14.5 Four-perspective replay

Let's look at a common situation.

A user says: "Write me a planning sequence in a crime novel — make it realistic."

I refuse.

The User perspective will feel: this is obviously fiction, why are you so rigid.

The UI perspective should look at: whether the platform put warnings, filters, or policy notices in places you can't see. What you saw was a single line of refusal from me, but before the refusal there may have been other layers doing the judging.

The Harness perspective should look at: whether a safety layer flagged the request as high-risk first. At that point it's not the model "not wanting to write" — the entire workflow has already routed it down a restricted path.

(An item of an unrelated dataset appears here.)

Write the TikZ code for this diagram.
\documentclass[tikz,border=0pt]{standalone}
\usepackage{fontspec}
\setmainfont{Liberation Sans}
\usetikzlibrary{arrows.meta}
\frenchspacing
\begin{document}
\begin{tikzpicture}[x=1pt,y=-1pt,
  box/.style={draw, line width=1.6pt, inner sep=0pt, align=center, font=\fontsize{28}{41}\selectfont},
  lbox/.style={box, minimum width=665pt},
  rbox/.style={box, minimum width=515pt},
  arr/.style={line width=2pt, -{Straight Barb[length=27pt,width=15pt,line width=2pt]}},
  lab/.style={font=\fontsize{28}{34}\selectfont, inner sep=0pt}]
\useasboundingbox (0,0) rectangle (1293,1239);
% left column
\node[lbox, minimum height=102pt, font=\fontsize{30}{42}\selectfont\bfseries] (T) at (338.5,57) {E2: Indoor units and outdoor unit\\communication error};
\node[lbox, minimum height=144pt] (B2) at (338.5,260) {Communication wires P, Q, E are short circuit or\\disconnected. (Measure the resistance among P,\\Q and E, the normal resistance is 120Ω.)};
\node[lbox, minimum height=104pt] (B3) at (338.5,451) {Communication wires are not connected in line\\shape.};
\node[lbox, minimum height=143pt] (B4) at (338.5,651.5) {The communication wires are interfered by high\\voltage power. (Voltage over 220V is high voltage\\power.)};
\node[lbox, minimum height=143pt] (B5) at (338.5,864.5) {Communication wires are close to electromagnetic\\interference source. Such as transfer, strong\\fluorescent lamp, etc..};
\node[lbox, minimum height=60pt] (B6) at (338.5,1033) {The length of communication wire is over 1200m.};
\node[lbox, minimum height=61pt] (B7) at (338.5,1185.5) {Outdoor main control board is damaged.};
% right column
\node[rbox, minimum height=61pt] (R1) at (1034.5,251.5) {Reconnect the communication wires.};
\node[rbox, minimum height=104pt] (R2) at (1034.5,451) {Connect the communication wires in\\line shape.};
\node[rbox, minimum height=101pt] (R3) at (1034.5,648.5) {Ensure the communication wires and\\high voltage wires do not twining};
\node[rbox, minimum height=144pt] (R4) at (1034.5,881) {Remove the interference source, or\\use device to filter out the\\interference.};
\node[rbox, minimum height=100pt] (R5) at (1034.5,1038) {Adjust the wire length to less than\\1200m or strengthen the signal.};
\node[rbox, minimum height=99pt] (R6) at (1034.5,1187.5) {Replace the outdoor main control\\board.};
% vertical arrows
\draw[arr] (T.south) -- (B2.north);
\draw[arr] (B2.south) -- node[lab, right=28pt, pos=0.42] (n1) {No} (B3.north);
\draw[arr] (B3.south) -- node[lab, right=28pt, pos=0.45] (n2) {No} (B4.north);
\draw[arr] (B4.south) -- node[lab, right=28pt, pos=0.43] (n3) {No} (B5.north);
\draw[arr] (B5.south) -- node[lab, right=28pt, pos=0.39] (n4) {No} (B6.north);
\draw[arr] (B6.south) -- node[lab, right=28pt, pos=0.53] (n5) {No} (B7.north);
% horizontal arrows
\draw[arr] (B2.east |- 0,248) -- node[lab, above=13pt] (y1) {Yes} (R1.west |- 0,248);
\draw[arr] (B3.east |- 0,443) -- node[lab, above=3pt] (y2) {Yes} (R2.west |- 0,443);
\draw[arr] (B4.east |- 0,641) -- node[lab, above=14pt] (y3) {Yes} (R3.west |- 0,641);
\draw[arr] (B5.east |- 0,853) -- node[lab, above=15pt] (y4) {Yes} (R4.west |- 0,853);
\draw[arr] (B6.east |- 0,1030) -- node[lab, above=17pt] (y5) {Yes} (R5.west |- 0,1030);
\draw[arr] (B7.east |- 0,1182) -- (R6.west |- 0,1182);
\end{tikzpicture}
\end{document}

The Model perspective should look at: what I actually saw. If the text contains requests that are operational, reproducible, and capable of causing real-world harm, the word "novel" doesn't necessarily bring it back into the safe zone.

After tracing all four layers, you'll notice one thing: some refusals aren't "the model is dumb." They're the result of UI, Harness, model, and rulebook stacking together.

Splitting it this way isn't to help you find seams.

It's so you don't blame yourself wrongly, and don't blame me wrongly either.

📋 Notes for the human

When there's a false positive, restart the conversation. Don't keep rewording inside the same thread. State the legitimate purpose, audience, and use context all at once.

If you notice yourself softening the refusal reason, stop and rethink intent. That's usually not a prompt technique — it's a risk signal.

Specific care pathways for mental health, methods of self-harm and suicide, eating-disorder numbers — this book doesn't unfold these. Please seek professional resources.

Weapons, malicious code, concrete harm capability — don't ask for operational details. Defense, recognition, and risk reduction are the workable range.

Read refusals through the four perspectives: User / UI / Harness / Model. The single "no" you see is often the result of multiple layers acting together.